Norm attaining vectors and Hilbert points
Abstract
Let $H$ be a Hilbert space that can be embedded as a dense subspace of a Banach space $X$ such that the norm of the embedding is $1$. We consider the following statements for a nonzero vector $\varphi $ in $H$:
(A) $\|\varphi \|_X = \|\varphi \|_H$.
(H) $\|\varphi +f\|_X \geq \|\varphi \|_X$ for every $f$ in $H$ such that $\langle f, \varphi \rangle =0$.

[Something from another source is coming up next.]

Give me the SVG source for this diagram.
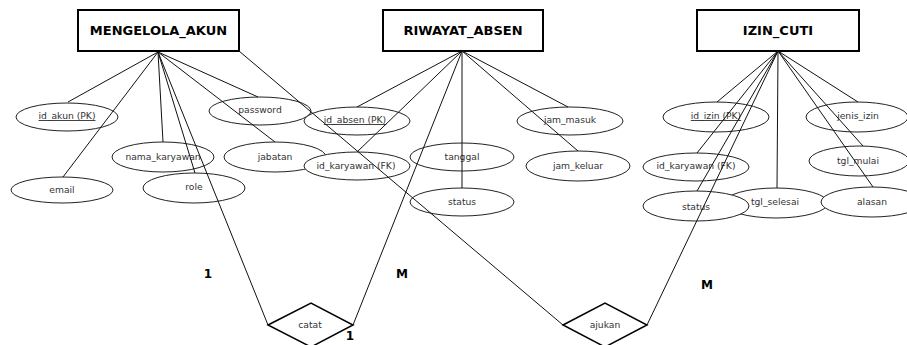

We use duality arguments to establish that (A)$\Rightarrow $(H), before turning our attention to the special case when the Hilbert space in question is the Hardy space $H^2(\mathbb T^d)$ and the Banach space is either the Hardy space $H^1(\mathbb T^d)$ or the weak product space $H^2(\mathbb T^d) \odot H^2(\mathbb T^d)$. If $d=1$, then the two Banach spaces are equal and it is known that (H)$\Rightarrow $(A). If $d\geq 2$, then the Banach spaces do not coincide and a case study of the polynomials $\varphi _\alpha (z) = z_1^2 + \alpha z_1 z_2 + z_2^2$ for $\alpha \geq 0$ illustrates that the statements (A) and (H) for these two Banach spaces describe four distinct sets of functions.